Die Hannoveraner Forscher konnten nun das erste Mal zeigen, dass solche Solitonen mit Licht unterschiedlicher Farbe unter Kollision ein besonderes Verhalten zeigen, welches dazu genutzt werden kann, sie miteinander zu verschmelzen. Dadurch entsteht eine neue Art von gebundenen Zuständen: Licht­moleküle. Diese Moleküle wiederum, so zeigen die Forscher, sind sehr robust gegenüber Störungen und können unter gewissen Bedingungen auch selbst wieder Licht abstrahlen. Damit erfüllen sie besondere Bedingungen zur Realisierung von optischen Funktionen wie etwa optischen Schaltern oder Übertragungs­netzwerken für Informationen. „Die Übertragung einfacher quantenmechanischer Konzepte erlaubt uns, die hier gefundenen komplexen Phänomene der rein klassischen, nicht­linearen Optik effizient zu beschreiben und zu interpretieren“, sagt Ayhan Demircan vom Institut für Quanten­optik der Leibniz Universität Hannover, Leiter der Forschungs­gruppe. 

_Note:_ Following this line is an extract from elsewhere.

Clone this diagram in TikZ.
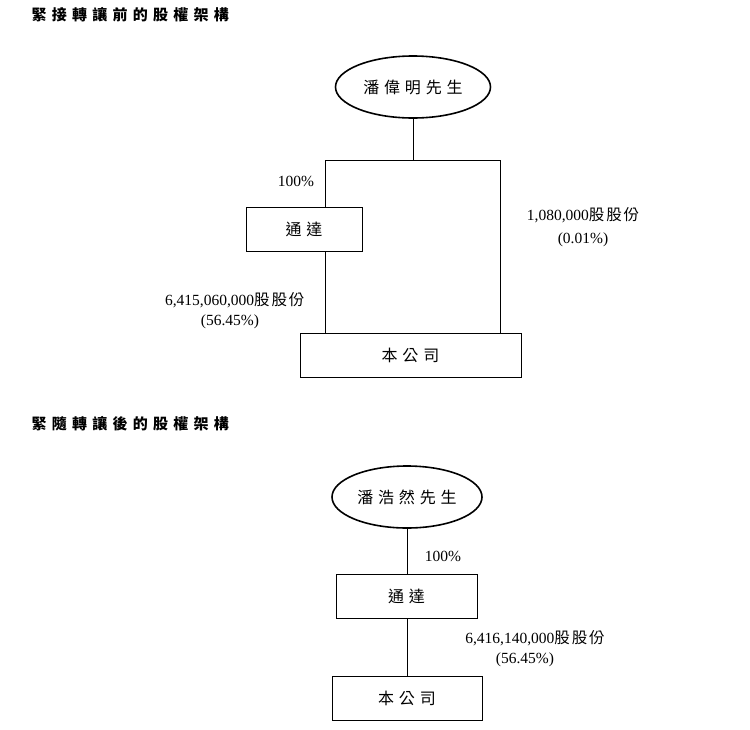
\documentclass[tikz,border=0pt]{standalone}
\usepackage{fontspec}
\setmainfont{Liberation Serif}
\newfontfamily\cjk[LetterSpace=30]{Noto Sans CJK TC}
\newfontfamily\cjkt[LetterSpace=12]{Noto Sans CJK TC}
\newfontfamily\cjkh[LetterSpace=35]{Noto Sans CJK TC}
\usetikzlibrary{shapes.geometric}
\begin{document}
\begin{tikzpicture}[x=1pt,y=-1pt,
  lbl/.style={font=\fontsize{15.5}{17}\selectfont},
  ttl/.style={font=\cjkh\bfseries\fontsize{15}{17}\selectfont,anchor=west},
  person/.style={draw,ellipse,line width=1.6pt,minimum width=155pt,minimum height=62pt,font=\cjk\fontsize{16}{18}\selectfont},
  boxn/.style={draw,line width=0.8pt,font=\cjk\fontsize{16}{18}\selectfont},
  ln/.style={line width=0.8pt}]
\useasboundingbox (0,0) rectangle (750,729);
\node[ttl] (t1) at (28,15) {緊接轉讓前的股權架構};
\node[person] (p1) at (413,87) {潘偉明先生};
\node[boxn,minimum width=116pt,minimum height=44pt] (t) at (304,229) {通達};
\node[boxn,minimum width=221pt,minimum height=44pt] (c) at (410.5,355) {本公司};
\coordinate (j) at (413,160);
\draw[ln] (p1.south) -- (j);
\draw[ln] (j) -| (t.north -| 325,0);
\draw[ln] (j) -| (c.north -| 500,0);
\draw[ln] (t.south -| 325,0) -- (c.north -| 325,0);
\node[lbl] (l1) at (296,181) {100\%};
\node[lbl,anchor=east] (l2) at (308,300) {6,415,060,000{\cjkt 股股份}};
\node[lbl] (l3) at (230,322) {(56.45\%)};
\node[lbl] (l4) at (583,215) {1,080,000{\cjkt 股股份}};
\node[lbl] (l5) at (583,240) {(0.01\%)};
\node[ttl] (t2) at (28,424) {緊隨轉讓後的股權架構};
\node[person,minimum width=150pt] (p2) at (407,497) {潘浩然先生};
\node[boxn,minimum width=141pt,minimum height=44pt] (t2b) at (406.5,596) {通達};
\node[boxn,minimum width=150pt,minimum height=44pt] (c2) at (407,698) {本公司};
\draw[ln] (p2.south) -- (t2b.north -| p2.south);
\draw[ln] (t2b.south -| p2.south) -- (c2.north -| p2.south);
\node[lbl] (l6) at (443,556) {100\%};
\node[lbl] (l7) at (535,638) {6,416,140,000{\cjkt 股股份}};
\node[lbl] (l8) at (525,660) {(56.45\%)};
\end{tikzpicture}
\end{document}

Die Lichtmoleküle werden im Gegensatz zu den allgegenwärtigen Materie-Molekülen, die aus einzelnen Atomen aufgebaut sind, durch einzelne Solitonen zusammen­gesetzt. Dabei werden künstliche Licht-Zustände erzeugt, die es in der Natur nicht gibt. Durch die Kontrolle über diesen neu entdeckten Mechanismus ergeben sich vielfältige Anwendungsmöglichkeiten: Beispielsweise ist zu erwarten, dass damit eine bessere Kommunikation mit vielfach höherer Daten­über­tragungs­rate realisiert werden kann. Die gewonnenen Erkenntnisse könnten auch eine wichtige Basis für das Internet der Zukunft – das Quanteninternet, den Quanten­computer oder neue abhörsichere Verschlüsselungs­verfahren sein. Zudem bietet sich die Möglichkeit, die gefundenen Effekte, die bisher nur auf großen Distanzen denkbar waren, auf integrierten, optischen Mikrochips zu realisieren. 

Mit der neuen Arbeit wurden zunächst die theoretischen Grundlagen für die neuartigen Lichtmoleküle geschaffen. Dadurch ist es möglich, die relevanten Prozesse effizient zu beschreiben und besser zu verstehen. Die Experten sprechen in diesem Zusammenhang von einer nichtlinearen klassischen Feldtheorie, die sie speziell dafür ausgearbeitet haben. Der gefundene Mechanismus war bislang gänzlich unbekannt. „Unsere Entdeckung eröffnet ein neues reichhaltiges Feld in einem etablierten Forschungs­gebiet und es sind zahlreiche Folge­arbeiten zu erwarten, die sich mit den vielen noch offenen Frage­stellungen befassen“, sagt Oliver Melchert, Erstautor der Studie und wissenschaftlicher Mitarbeiter am Institut für Quanten­optik der Leibniz Universität Hannover. 

Aufgrund der technischen Herausforderungen wäre es bislang nicht möglich gewesen, den nun entdeckten Mechanismus experimentell im Labor zu realisieren. Erst durch die rasanten Entwicklungen in der Optik der vergangenen Jahre stehen jetzt geeignete Laser­quellen, Materialien und auch Prozesse zur Verfügung, um solche Wechsel­wirkungen zwischen Lichtimpulsen zu generieren und für konkrete Anwendungen einzusetzen. Im nächsten Schritt sollen die Ergebnisse der theoretischen Studie im Labor experimentell umgesetzt und die dazu notwendige Mess­technik entwickelt werden. Weitere spannende Erkenntnisse seien dabei zu erwarten, sagt Melchert. „Unsere Arbeit ist ein ideales Beispiel für rein durch wissenschaftliche Neugier getriebene Forschung, die zunächst zu neuen Erkenntnissen im Grundlagen­bereich führt, aus der sich jedoch sehr oft neuartige Anwendungen mit enormen Potenzial ergeben“, sagt Bernhard Roth vom HOT – Hannoversches Zentrum für Optische Technologien, der ebenfalls an der Studie beteiligt war.